Reproduce exactly, with no pictures, each line from the opening of the material down through the line containing "(0,0) rectangle (528,751);".

^^^^^^^^

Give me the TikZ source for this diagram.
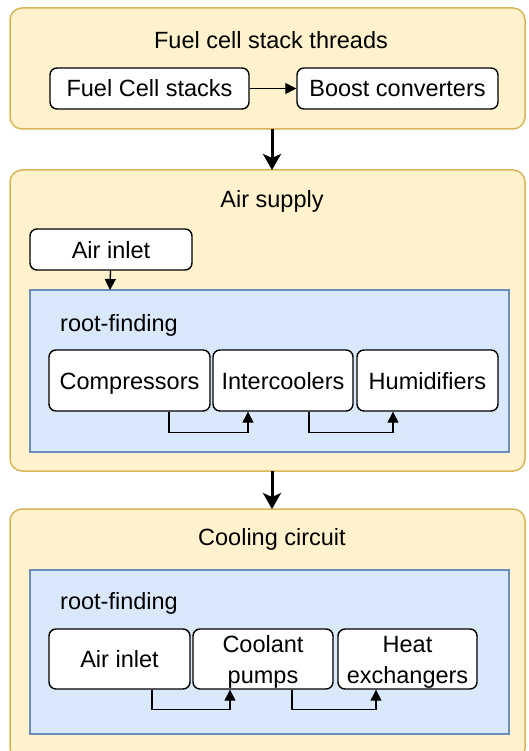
\documentclass[tikz,border=0pt]{standalone}
\usepackage{fontspec}
\setmainfont{Liberation Sans}
\usetikzlibrary{arrows.meta}

\definecolor{groupfill}{HTML}{FFF2CC}
\definecolor{groupline}{HTML}{D6B656}
\definecolor{solverfill}{HTML}{DAE8FC}
\definecolor{solverline}{HTML}{6C8EBF}

\tikzset{
  group/.style={draw=groupline, fill=groupfill, rounded corners=12pt, line width=1.5pt},
  solver/.style={draw=solverline, fill=solverfill, line width=1.5pt},
  block/.style={draw, fill=white, rounded corners=7pt, line width=1.4pt, align=center,
    inner sep=0pt, text height=17pt, text depth=0pt, font=\fontsize{23.5}{31}\selectfont},
  twoline/.style={text height=48pt},
  label/.style={inner sep=0pt, text height=17pt, text depth=0pt, font=\fontsize{23.5}{31}\selectfont},
  flow/.style={-{Triangle[length=11pt,width=11pt]}, line width=1.3pt},
  stageflow/.style={-{Stealth[length=16pt,width=18pt,inset=4pt]}, line width=3pt},
}

\begin{document}
\begin{tikzpicture}[x=1pt,y=-1pt]
\useasboundingbox (0,0) rectangle (528,751);

% stage boxes
\draw[group] (10,8) rectangle (525,129);
\draw[group] (10,170) rectangle (525,471);
\draw[group] (10,509) rectangle (525,760);

% fuel cell stack threads
\node[label] (threads) at (271,40) {Fuel cell stack threads};
\node[block, minimum width=199pt, minimum height=41pt] (stacks) at (149.5,88.5) {Fuel Cell stacks};
\node[block, minimum width=201pt, minimum height=41pt] (boost) at (397.5,88.5) {Boost converters};
\draw[flow] (stacks) -- (boost);

% air supply
\node[label] (air) at (272,199) {Air supply};
\node[block, minimum width=162pt, minimum height=41pt] (inlet) at (111,249.5) {Air inlet};
\draw[solver] (30,290) rectangle (509,452);
\node[label, anchor=west] (rootair) at (60,323) {root-finding};
\node[block, minimum width=161pt, minimum height=61pt] (comp) at (129.5,380.5) {Compressors};
\node[block, minimum width=140pt, minimum height=61pt] (inter) at (283,380.5) {Intercoolers};
\node[block, minimum width=141pt, minimum height=61pt] (humid) at (427.5,380.5) {Humidifiers};
\coordinate (solvertop) at (110,290);
\draw[flow] (inlet) -- (solvertop);
\draw[flow] ([xshift=39.5pt]comp.south) -- ++(0,21) -| ([xshift=-35pt]inter.south);
\draw[flow] ([xshift=26pt]inter.south) -- ++(0,21) -| ([xshift=-34.5pt]humid.south);

% cooling circuit
\node[label] (cool) at (272,537) {Cooling circuit};
\draw[solver] (30,570) rectangle (509,734);
\node[label, anchor=west] (rootcool) at (60,601) {root-finding};
\node[block, minimum width=141pt, minimum height=60pt] (coolinlet) at (119.5,659) {Air inlet};
\node[block, twoline, minimum width=140pt, minimum height=60pt] (pumps) at (263,659) {Coolant\\pumps};
\node[block, twoline, minimum width=139pt, minimum height=60pt] (heat) at (407.5,659) {Heat\\exchangers};
\draw[flow] ([xshift=32.5pt]coolinlet.south) -- ++(0,20) -| ([xshift=-33pt]pumps.south);
\draw[flow] ([xshift=29pt]pumps.south) -- ++(0,20) -| ([xshift=-31.5pt]heat.south);

% between stages
\coordinate (airtop) at (272,170);
\coordinate (cooltop) at (272,509);
\draw[stageflow] (272,129) -- (airtop);
\draw[stageflow] (272,471) -- (cooltop);
\end{tikzpicture}
\end{document}
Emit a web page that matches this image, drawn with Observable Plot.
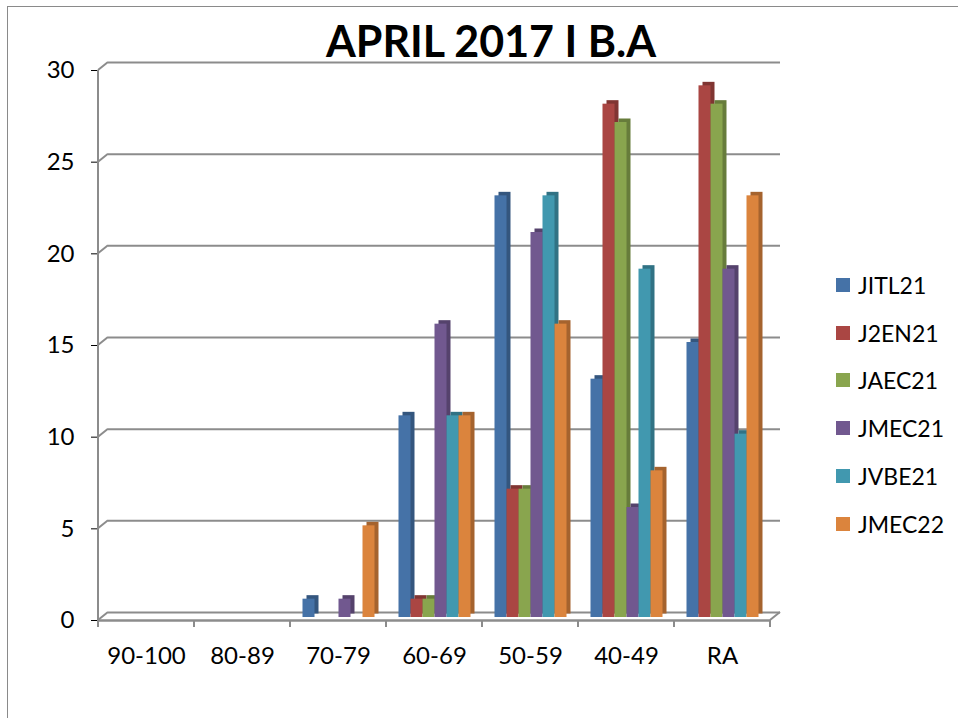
<!DOCTYPE html>
<html><head><meta charset="utf-8">
<script src="https://cdn.jsdelivr.net/npm/d3@7"></script>
<script src="https://cdn.jsdelivr.net/npm/@observablehq/plot@0.6"></script>
<style>
body{margin:0;background:#fff;font-family:Lato,sans-serif}
#wrap{position:relative;width:958px;height:718px;overflow:hidden;background:#fff}
#border{position:absolute;left:7px;top:6px;width:1100px;height:900px;border-left:1.5px solid #8a8a8a;border-top:1.5px solid #8a8a8a}
#title{position:absolute;left:0;width:982px;top:19px;text-align:center;font:bold 43px/43px Lato,sans-serif;color:#000}
#chart{position:absolute;left:0;top:0}
#legend{position:absolute;left:836px;top:261px}
.row{height:47.8px;display:flex;align-items:center;font:23px Lato,sans-serif;color:#000}
.sw{width:14px;height:14px;margin-right:8px}
</style></head>
<body>
<div id="wrap">
  <div id="border"></div>
  <div id="chart"></div>
  <div id="title">APRIL 2017 I B.A</div>
  <div id="legend"></div>
</div>
<script>
const categories = ["90-100","80-89","70-79","60-69","50-59","40-49","RA"];
const series = ["JITL21","J2EN21","JAEC21","JMEC21","JVBE21","JMEC22"];
const JITL21 = [0,0,1,11,23,13,15];
const J2EN21 = [0,0,0,1,7,28,29];
const JAEC21 = [0,0,0,1,7,27,28];
const JMEC21 = [0,0,1,16,21,6,19];
const JVBE21 = [0,0,0,11,23,19,10];
const JMEC22 = [0,0,5,11,16,8,23];
const yTicks = [0,5,10,15,20,25,30];
const colors = ["#4572A7","#AA4643","#89A54E","#71588F","#4198AF","#DB843D"];

const values = [JITL21,J2EN21,JAEC21,JMEC21,JVBE21,JMEC22];
const rows = categories.flatMap((c,i)=>series.map((s,j)=>({cat:c, series:s, value:values[j][i]})));
const front = new Map(series.map((s,j)=>[s,colors[j]]));
const side = new Map(series.map((s,j)=>[s,d3.color(colors[j]).darker(0.8).formatHex()]));
const grey = "#8c8c8c";

const plot = Plot.plot({
  width:958, height:718,
  marginLeft:95, marginRight:186, marginTop:70, marginBottom:98,
  style:{fontFamily:"Lato, sans-serif", fontSize:"24px", color:"#000", background:"transparent", overflow:"visible"},
  facet:{data:rows, x:"cat"},
  fx:{domain:categories, padding:0, axis:"bottom", tickSize:0, tickPadding:26, label:null},
  x:{domain:series, paddingInner:0, paddingOuter:0.82, axis:null},
  y:{domain:[0,30], ticks:yTicks, tickSize:7, tickPadding:17, label:null},
  color:{type:"identity"},
  marks:[
    Plot.ruleY(yTicks, {dx:10, dy:-8, stroke:grey, strokeWidth:2}),
    Plot.barY(rows, {x:"series", y:"value", fill:d=>side.get(d.series), dx:4.5, dy:-6.5, inset:0}),
    Plot.barY(rows, {x:"series", y:"value", fill:d=>front.get(d.series), dx:0.5, dy:-3, inset:0}),
    Plot.ruleY([0], {stroke:grey, strokeWidth:2.5})
  ]
});
document.getElementById("chart").appendChild(plot);

// 3D wall edges and category boundary ticks, positioned through the plot's scales
const y = plot.scale("y"), fx = plot.scale("fx");
const x0 = fx.apply(categories[0]);
const xEnd = fx.apply(categories[categories.length-1]) + fx.bandwidth;
const g = d3.select(plot).append("g").attr("stroke",grey).attr("stroke-width",2).attr("fill","none");
g.append("line").attr("x1",x0).attr("x2",x0).attr("y1",y.apply(30)).attr("y2",y.apply(0)+7);
yTicks.forEach(t=>{
  g.append("line").attr("x1",x0).attr("y1",y.apply(t)).attr("x2",x0+10).attr("y2",y.apply(t)-8);
});
g.append("line").attr("x1",xEnd).attr("y1",y.apply(0)).attr("x2",xEnd+10).attr("y2",y.apply(0)-8);
categories.forEach(c=>{
  const xb = fx.apply(c) + fx.bandwidth;
  g.append("line").attr("x1",xb).attr("x2",xb).attr("y1",y.apply(0)).attr("y2",y.apply(0)+7);
});

const legend = d3.select("#legend");
series.forEach((s,j)=>{
  const r = legend.append("div").attr("class","row");
  r.append("div").attr("class","sw").style("background",colors[j]);
  r.append("span").text(s);
});
</script>
</body></html>
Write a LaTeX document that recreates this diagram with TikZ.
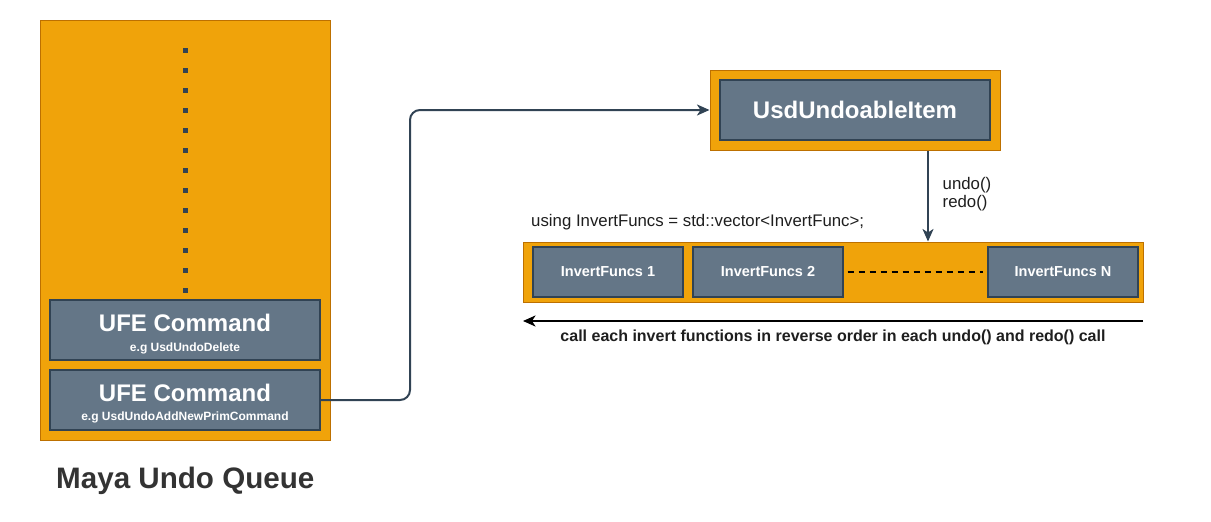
\documentclass[tikz,border=0pt]{standalone}
\usepackage{fontspec}
\setmainfont{Liberation Sans}
\usetikzlibrary{arrows.meta,calc}
\definecolor{orfill}{HTML}{F0A30A}
\definecolor{ordraw}{HTML}{BD7000}
\definecolor{gyfill}{HTML}{647687}
\definecolor{gydraw}{HTML}{314354}
\definecolor{txtdark}{HTML}{1E1E1E}
\definecolor{txtgray}{HTML}{333333}
\tikzset{
  orbox/.style={draw=ordraw, fill=orfill, line width=1pt, inner sep=0pt},
  gybox/.style={draw=gydraw, fill=gyfill, line width=1.2pt, inner sep=0pt, text=white},
  bigtxt/.style={inner sep=0pt, text=white, font=\fontsize{24}{28}\selectfont\bfseries},
  smalltxt/.style={inner sep=0pt, text=white, font=\fontsize{12}{14}\selectfont\bfseries},
  iftxt/.style={font=\fontsize{14.5}{17}\selectfont\bfseries},
  plaintxt/.style={inner sep=0pt, text=txtdark, font=\fontsize{16.8}{18}\selectfont},
  tip/.style={-{Stealth[length=12.5pt,width=11pt,inset=3.5pt]}},
  conn/.style={draw=gydraw, line width=2pt, tip},
}
\begin{document}
\begin{tikzpicture}[x=1pt,y=-1pt]
\useasboundingbox (0,0) rectangle (1211,522);
% left queue
\node[orbox, minimum width=290pt, minimum height=420pt] (queue) at (185,230) {};
\foreach \k in {0,...,12}
  \fill[gydraw] ($(queue.north)+(-2.2,28+20*\k)$) rectangle ++(5,5);
\node[gybox, minimum width=270pt, minimum height=60pt] (ufeA) at (185,330) {};
\node[gybox, minimum width=270pt, minimum height=60pt] (ufeB) at (185,400) {};
\node[bigtxt, anchor=base] (ufeAt) at ($(ufeA.center)+(0,1)$) {UFE Command};
\node[smalltxt, anchor=base] (ufeAs) at ($(ufeA.center)+(0,21)$) {e.g UsdUndoDelete};
\node[bigtxt, anchor=base] (ufeBt) at ($(ufeB.center)+(0,1)$) {UFE Command};
\node[smalltxt, anchor=base] (ufeBs) at ($(ufeB.center)+(0,20.5)$) {e.g UsdUndoAddNewPrimCommand};
\node[inner sep=0pt, anchor=west, text=txtgray, font=\fontsize{29.6}{34}\selectfont\bfseries] (qlabel) at (56,481) {Maya Undo Queue};
% undoable item
\node[orbox, minimum width=290pt, minimum height=80pt] (undoOut) at (855,110) {};
\node[gybox, minimum width=270pt, minimum height=60pt, font=\fontsize{24}{28}\selectfont\bfseries] (undoIn) at (855,110) {UsdUndoableItem};
% connector from queue to undoable item
\coordinate (bendx) at (410,0);
\draw[conn, rounded corners=10pt] (ufeB.east) -- (ufeB.east -| bendx) -- (bendx |- undoOut.west) -- (undoOut.west);
% row of invert funcs
\node[orbox, minimum width=620pt, minimum height=60pt] (row) at (833,272) {};
\node[gybox, iftxt, minimum width=150pt, minimum height=50pt] (if1) at (608,272) {InvertFuncs 1};
\node[gybox, iftxt, minimum width=150pt, minimum height=50pt] (if2) at (768,272) {InvertFuncs 2};
\node[gybox, iftxt, minimum width=150pt, minimum height=50pt] (ifN) at (1063,272) {InvertFuncs N};
\draw[black, line width=1.5pt, dash pattern=on 6pt off 5pt, shorten <=4pt, shorten >=4pt] (if2.east) -- (ifN.west);
% undo/redo arrow
\coordinate (dnx) at (928,0);
\draw[conn] (undoOut.south -| dnx) -- (row.north -| dnx);
\node[plaintxt, anchor=north west, align=left] (undolbl) at (942.5,177.5) {undo()\\redo()};
\node[plaintxt, anchor=west] (usinglbl) at (531,222) {using InvertFuncs = std::vector<InvertFunc>;};
% bottom arrow
\coordinate (arrR) at (1143,321);
\coordinate (arrL) at (523,321);
\draw[black, line width=2pt, tip] (arrR) -- (arrL);
\node[inner sep=0pt, text=txtdark, font=\fontsize{16}{19}\selectfont\bfseries] (calllbl) at (833,337) {call each invert functions in reverse order in each undo() and redo() call};
\end{tikzpicture}
\end{document}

^^^^^^^^

> **ANSWER TO THIS PROBLEM**:
Give me the TikZ source for this diagram.
\documentclass[tikz,border=0pt]{standalone}
\usepackage{fontspec}
\setmainfont{Liberation Sans}
\usetikzlibrary{arrows.meta}

\definecolor{groupfill}{HTML}{FFF2CC}
\definecolor{groupline}{HTML}{D6B656}
\definecolor{solverfill}{HTML}{DAE8FC}
\definecolor{solverline}{HTML}{6C8EBF}

\tikzset{
  group/.style={draw=groupline, fill=groupfill, rounded corners=12pt, line width=1.5pt},
  solver/.style={draw=solverline, fill=solverfill, line width=1.5pt},
  block/.style={draw, fill=white, rounded corners=7pt, line width=1.4pt, align=center,
    inner sep=0pt, text height=17pt, text depth=0pt, font=\fontsize{23.5}{31}\selectfont},
  twoline/.style={text height=48pt},
  label/.style={inner sep=0pt, text height=17pt, text depth=0pt, font=\fontsize{23.5}{31}\selectfont},
  flow/.style={-{Triangle[length=11pt,width=11pt]}, line width=1.3pt},
  stageflow/.style={-{Stealth[length=16pt,width=18pt,inset=4pt]}, line width=3pt},
}

\begin{document}
\begin{tikzpicture}[x=1pt,y=-1pt]
\useasboundingbox (0,0) rectangle (528,751);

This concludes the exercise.